Long-established contenders like Facebook and Snap are hurting due to targeting issues; Instagram is being criticized by its user base while floundering to reinvent itself; Twitter faces damning accusation in the middle of a heated lawsuit with Elon Musk; and TikTok, which capitalized on short-form video is, well, killing it.
But instead of adopting, or copying TikTok’s model, some new social networks are rethinking the space entirely. Recently, I covered BeReal, which offers users the chance to forget filters while showcasing their daily lives. Then there’s Stimulus, a social site that redistributes ad dollars to individual users.
I want to look now at Niche, a social network built by a co-founder of Bumble and a senior engineering manager from Facebook who believe in small communities and decentralization.
Niche, which is in beta, is a social app run on the NEAR blockchain. It’s designed to promote online communities based on hobbies or creator businesses and redistribute ownership of the network to its members and content creators via “ownership tokens.”
These tokens are issued to people who join a specific community––whether it be dedicated to skateboarding or coding––and represent ownership of a fraction of the group. Tokens are free and stored in a free crypto wallet the app automatically creates.
In general, Niche is ad-free. It doesn’t try to addict people so they will see more ads, but instead makes money when helping users find valuable content or when creators make money.

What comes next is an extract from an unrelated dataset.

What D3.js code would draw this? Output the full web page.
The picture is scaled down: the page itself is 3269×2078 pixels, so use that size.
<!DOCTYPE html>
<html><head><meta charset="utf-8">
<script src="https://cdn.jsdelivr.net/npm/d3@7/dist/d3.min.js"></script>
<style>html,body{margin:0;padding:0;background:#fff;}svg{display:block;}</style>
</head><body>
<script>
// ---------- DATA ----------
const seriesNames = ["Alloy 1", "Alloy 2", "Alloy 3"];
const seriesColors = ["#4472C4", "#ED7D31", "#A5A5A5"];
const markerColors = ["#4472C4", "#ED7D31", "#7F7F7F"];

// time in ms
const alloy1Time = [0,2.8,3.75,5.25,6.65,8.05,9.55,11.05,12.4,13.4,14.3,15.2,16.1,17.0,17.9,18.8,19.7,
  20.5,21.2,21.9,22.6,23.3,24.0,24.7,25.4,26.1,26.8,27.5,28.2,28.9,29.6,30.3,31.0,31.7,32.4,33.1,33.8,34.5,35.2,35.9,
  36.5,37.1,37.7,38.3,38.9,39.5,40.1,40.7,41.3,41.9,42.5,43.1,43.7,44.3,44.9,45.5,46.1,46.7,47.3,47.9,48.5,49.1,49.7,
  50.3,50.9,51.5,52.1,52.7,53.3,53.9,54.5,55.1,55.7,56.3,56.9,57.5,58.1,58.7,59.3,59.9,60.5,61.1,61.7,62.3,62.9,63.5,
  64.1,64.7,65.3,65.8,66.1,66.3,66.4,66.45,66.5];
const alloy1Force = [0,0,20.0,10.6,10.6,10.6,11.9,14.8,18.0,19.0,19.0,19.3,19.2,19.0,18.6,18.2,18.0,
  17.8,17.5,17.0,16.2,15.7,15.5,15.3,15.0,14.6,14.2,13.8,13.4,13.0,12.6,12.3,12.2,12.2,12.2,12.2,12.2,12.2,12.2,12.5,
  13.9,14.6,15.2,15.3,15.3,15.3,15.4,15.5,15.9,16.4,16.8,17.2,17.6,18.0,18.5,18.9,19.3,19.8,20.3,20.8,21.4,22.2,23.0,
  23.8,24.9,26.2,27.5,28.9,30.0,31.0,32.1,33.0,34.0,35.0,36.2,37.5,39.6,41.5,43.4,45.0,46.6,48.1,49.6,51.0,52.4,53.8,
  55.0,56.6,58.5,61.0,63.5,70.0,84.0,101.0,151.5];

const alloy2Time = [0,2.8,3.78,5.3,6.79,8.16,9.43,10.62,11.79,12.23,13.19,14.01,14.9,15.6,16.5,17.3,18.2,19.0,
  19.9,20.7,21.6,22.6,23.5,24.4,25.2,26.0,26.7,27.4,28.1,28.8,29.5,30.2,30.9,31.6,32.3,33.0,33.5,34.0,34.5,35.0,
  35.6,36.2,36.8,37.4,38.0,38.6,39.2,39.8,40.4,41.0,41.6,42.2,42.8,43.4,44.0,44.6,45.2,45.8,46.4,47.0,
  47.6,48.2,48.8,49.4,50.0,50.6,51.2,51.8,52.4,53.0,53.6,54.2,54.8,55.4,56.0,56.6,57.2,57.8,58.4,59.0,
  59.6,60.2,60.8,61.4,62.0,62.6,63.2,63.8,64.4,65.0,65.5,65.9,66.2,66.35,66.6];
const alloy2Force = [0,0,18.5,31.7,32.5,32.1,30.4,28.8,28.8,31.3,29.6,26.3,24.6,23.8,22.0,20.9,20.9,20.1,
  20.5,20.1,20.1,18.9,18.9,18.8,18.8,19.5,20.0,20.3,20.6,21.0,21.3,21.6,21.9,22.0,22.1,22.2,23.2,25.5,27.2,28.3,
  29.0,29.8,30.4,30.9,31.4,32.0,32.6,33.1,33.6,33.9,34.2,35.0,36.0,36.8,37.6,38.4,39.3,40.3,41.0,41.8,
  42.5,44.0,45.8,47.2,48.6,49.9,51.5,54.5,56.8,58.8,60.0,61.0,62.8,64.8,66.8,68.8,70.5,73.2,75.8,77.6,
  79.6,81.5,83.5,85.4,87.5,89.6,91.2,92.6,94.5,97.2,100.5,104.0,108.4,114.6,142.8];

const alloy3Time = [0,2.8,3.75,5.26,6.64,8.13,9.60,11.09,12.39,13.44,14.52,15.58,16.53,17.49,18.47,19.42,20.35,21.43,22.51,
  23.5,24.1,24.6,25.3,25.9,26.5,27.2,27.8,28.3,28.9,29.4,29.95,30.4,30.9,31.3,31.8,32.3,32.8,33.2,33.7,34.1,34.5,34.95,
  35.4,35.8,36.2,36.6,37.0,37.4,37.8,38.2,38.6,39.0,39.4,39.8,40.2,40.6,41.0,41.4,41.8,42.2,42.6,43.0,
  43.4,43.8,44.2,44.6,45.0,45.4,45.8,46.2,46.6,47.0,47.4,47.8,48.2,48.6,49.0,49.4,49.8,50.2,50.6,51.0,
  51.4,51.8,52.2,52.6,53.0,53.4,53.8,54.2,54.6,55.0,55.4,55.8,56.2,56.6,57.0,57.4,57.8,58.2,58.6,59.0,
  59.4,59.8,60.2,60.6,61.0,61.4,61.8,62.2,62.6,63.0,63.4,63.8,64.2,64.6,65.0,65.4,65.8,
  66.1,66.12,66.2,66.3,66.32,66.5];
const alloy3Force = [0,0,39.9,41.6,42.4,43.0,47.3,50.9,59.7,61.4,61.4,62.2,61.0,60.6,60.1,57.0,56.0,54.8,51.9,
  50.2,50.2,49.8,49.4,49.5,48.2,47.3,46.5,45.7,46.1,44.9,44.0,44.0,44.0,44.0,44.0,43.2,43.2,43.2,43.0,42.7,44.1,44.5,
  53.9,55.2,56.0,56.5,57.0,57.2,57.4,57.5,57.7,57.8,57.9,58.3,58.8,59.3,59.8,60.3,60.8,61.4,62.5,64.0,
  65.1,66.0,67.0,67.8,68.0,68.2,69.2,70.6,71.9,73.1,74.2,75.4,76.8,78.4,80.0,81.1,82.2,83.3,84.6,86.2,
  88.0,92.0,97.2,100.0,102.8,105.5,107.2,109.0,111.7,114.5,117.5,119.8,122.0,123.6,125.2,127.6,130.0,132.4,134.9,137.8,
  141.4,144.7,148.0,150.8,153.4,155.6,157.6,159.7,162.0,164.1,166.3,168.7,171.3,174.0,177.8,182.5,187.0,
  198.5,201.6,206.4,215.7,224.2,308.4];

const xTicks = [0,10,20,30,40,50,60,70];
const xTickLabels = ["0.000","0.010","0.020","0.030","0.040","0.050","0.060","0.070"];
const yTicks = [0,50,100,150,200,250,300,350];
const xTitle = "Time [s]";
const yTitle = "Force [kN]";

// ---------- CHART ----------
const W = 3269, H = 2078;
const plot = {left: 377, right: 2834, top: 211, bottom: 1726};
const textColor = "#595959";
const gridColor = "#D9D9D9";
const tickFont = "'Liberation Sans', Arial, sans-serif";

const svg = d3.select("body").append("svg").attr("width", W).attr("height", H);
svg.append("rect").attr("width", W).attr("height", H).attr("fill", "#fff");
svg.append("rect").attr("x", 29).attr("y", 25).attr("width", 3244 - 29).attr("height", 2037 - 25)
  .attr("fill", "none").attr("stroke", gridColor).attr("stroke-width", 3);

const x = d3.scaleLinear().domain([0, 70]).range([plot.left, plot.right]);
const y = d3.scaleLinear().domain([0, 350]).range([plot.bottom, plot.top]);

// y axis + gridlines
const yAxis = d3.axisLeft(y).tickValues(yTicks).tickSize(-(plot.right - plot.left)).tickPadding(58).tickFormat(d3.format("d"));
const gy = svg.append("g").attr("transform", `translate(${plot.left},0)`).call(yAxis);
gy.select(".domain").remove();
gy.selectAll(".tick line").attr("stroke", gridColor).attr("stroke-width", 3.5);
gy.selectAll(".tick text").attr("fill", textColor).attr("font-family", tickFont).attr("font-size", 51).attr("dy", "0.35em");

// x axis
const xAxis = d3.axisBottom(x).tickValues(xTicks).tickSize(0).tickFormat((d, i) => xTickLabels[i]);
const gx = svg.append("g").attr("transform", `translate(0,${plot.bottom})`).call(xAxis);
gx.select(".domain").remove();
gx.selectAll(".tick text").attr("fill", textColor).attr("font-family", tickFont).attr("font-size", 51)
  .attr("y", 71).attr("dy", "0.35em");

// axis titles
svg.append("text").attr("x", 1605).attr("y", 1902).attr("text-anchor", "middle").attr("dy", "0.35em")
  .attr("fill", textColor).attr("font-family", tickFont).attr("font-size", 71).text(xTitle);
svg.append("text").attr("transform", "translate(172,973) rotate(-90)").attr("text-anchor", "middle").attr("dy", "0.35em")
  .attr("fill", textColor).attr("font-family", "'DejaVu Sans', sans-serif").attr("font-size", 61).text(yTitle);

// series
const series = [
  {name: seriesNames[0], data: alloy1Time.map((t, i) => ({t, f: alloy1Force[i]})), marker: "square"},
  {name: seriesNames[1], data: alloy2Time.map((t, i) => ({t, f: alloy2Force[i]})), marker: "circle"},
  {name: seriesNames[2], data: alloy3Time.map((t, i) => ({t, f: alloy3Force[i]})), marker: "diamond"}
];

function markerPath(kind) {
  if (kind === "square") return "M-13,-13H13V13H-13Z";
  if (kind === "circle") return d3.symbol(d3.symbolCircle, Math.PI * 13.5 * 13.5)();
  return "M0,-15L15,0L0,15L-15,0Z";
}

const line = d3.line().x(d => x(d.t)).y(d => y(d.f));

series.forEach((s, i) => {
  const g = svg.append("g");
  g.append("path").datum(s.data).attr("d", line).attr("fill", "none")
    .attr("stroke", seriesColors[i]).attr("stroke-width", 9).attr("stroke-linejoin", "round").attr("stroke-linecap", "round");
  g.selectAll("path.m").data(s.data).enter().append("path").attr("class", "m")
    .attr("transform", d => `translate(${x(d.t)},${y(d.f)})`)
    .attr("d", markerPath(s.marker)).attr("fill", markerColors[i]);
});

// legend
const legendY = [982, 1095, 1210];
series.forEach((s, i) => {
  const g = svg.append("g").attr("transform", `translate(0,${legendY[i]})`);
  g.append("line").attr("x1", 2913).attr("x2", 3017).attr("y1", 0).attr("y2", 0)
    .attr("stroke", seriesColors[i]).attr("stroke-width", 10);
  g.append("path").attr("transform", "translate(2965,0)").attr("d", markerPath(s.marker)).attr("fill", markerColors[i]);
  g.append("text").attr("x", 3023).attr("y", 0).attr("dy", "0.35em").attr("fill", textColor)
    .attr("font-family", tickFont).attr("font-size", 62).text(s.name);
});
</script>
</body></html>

“The idea is you bootstrap these groups and then as they get more popular or more in demand, the value goes up, especially if there’s a fixed supply,” CTO Zaven Nahapetyan recently told Forbes. “And so maybe this 200-person rock climbing group becomes really hot, and everyone wants to join—then the people who got in early can go on the open market and sell their tokens for a higher price.”
Creators can also issue NFTs representing their work and group members can buy and resell them. Niche then takes a small cut of those sales. This effectively creates an economic system that lets members own, control, and monetize the content they create.
When asked by Wunderman Thompson what brands can gain by being on a platform like Niche, CEO Christopher Gulczynski said he thinks Niche “democratizes access and levels the playing field for everyone.”
He continued, “It gives them equal platform ownership over what they’re posting so they can recognize the full value of the content they’re posting and the communities that they’re in, too.”
“People in these communities or clubs are owners in the same way that someone that has stock in a company is an owner,” added Nahapetyan. “People are incentivized by the actions they take to make the platform better because it also benefits them” instead of a major corporation.
The hope is that on Niche, creativity will flourish, the propagation of misinformation won’t be as common or widespread, data privacy will be upheld, and users won’t show signs of addiction.
While Niche will invite users to scroll, like, and post, just like on traditional social networks, it will not allow friending or following. The founders believe people will share deeper bonds around a community or shared purpose.
Most emerging social platforms I’ve covered are either in beta, or are ad-free (for now), or both. It’s too early to tell what will come, and how innovators in the space will grow and maintain a steady revenue stream. What will people grab onto? Will blockchain technology become commonplace in social? If so, when?